I am having a weird issue recently, this setup has been working fine from 2023 may. Now all of sudden the backup Truenas server is not replicating the snapshots.

Am getting this error for all snapshots thats on the main machine

skipping snapshot ServerPool/MasterDataset/Projects@auto-2024-03-01_16-00 because it was created after the destination snapshot (auto-2024-03-01_14-00)

What could be the issue? I tried scrub on both the machines but no help. I have not changed any settings recently as well.
 

artlessknave

Wizard
Joined
Oct 29, 2016
Messages
1,506
it looks like your snapshots are out of sync and you havent set it to sync when out of sync (default as this can be destructive). it appears to be doing exactly as it's supposed to.

additionally, hardware info.

based on your wording, are you using the backup machine to do a pull replication from the main machine?

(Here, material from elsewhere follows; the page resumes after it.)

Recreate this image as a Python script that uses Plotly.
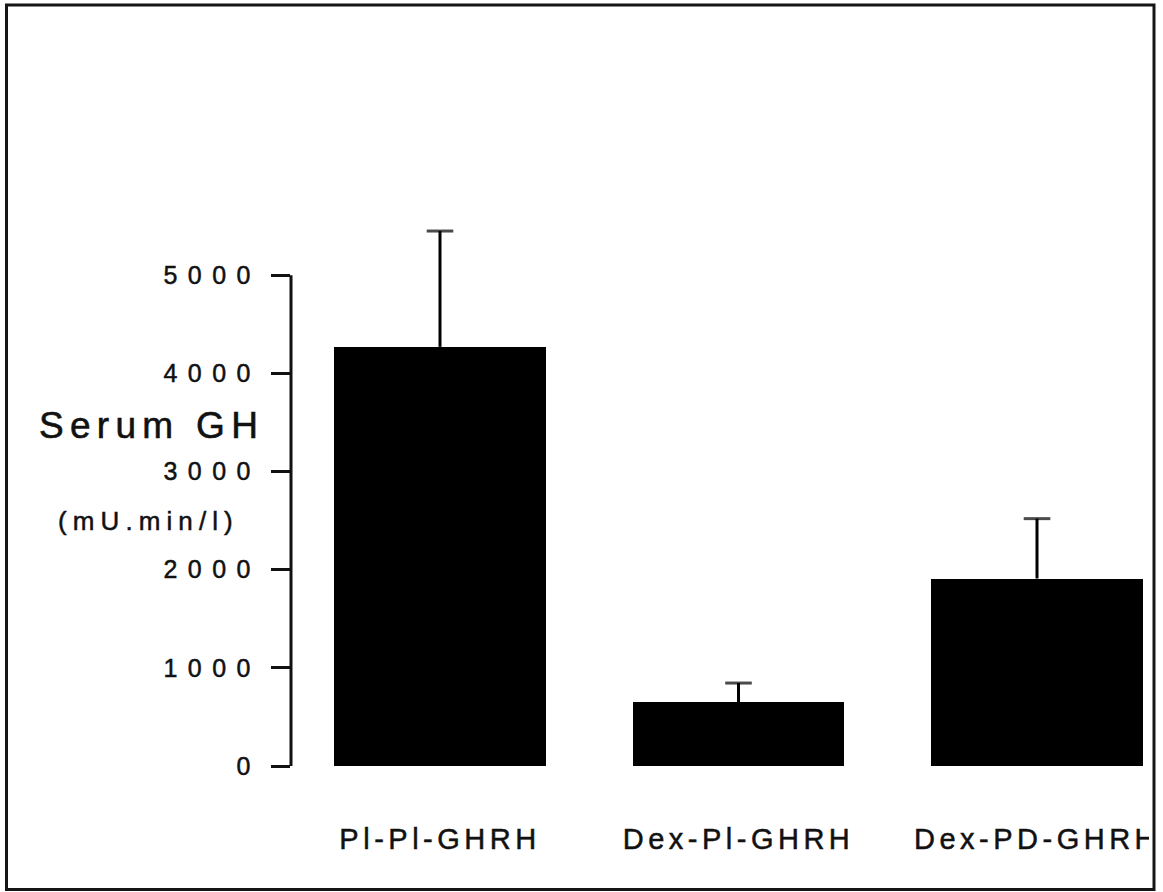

what are you retention times on your snapshots? if your retention time is shorter than the time it takes to replicate everything, your snapshots will expire before they can be replicated, putting you out of sync.
 

Apollo

Wizard
Joined
Jun 13, 2013
Messages
1,458
Team,

I am having a weird issue recently, this setup has been working fine from 2023 may. Now all of sudden the backup Truenas server is not replicating the snapshots.

Am getting this error for all snapshots thats on the main machine



What could be the issue? I tried scrub on both the machines but no help. I have not changed any settings recently as well.
This message is only for info and was introduced a few years ago in one of the ZFS update.
What this means is that the snapshot being replicated doesn't include the most recent ones.

In you case, it seems you are replicating up to

ServerPool/MasterDataset/Projects@auto-2024-03-01_14-00
but the most recent snapshot is (which was taken 2 hours later):
ServerPool/MasterDataset/Projects@auto-2024-03-01_16-00
So "ZFS send" let you know upfront, you will not have complete replication due to the ommitted recent snapshot. This would be taken care during the next replication task.
 

urfrndsandy

Dabbler
Joined
May 30, 2023
Messages
32
it looks like your snapshots are out of sync and you havent set it to sync when out of sync (default as this can be destructive). it appears to be doing exactly as it's supposed to.

additionally, hardware info.

based on your wording, are you using the backup machine to do a pull replication from the main machine?

what are you retention times on your snapshots? if your retention time is shorter than the time it takes to replicate everything, your snapshots will expire before they can be replicated, putting you out of sync.
@artlessknave thank you for your reply, I have multiple snapshot schedules and retention times are also different. A daily snapshot would be retained for 3 months. but this was all working fine from past 8 months. Now its not replicating nor Rsyncing any idea how to fix this?
 

urfrndsandy

Dabbler
Joined
May 30, 2023
Messages
32
This message is only for info and was introduced a few years ago in one of the ZFS update.
What this means is that the snapshot being replicated doesn't include the most recent ones.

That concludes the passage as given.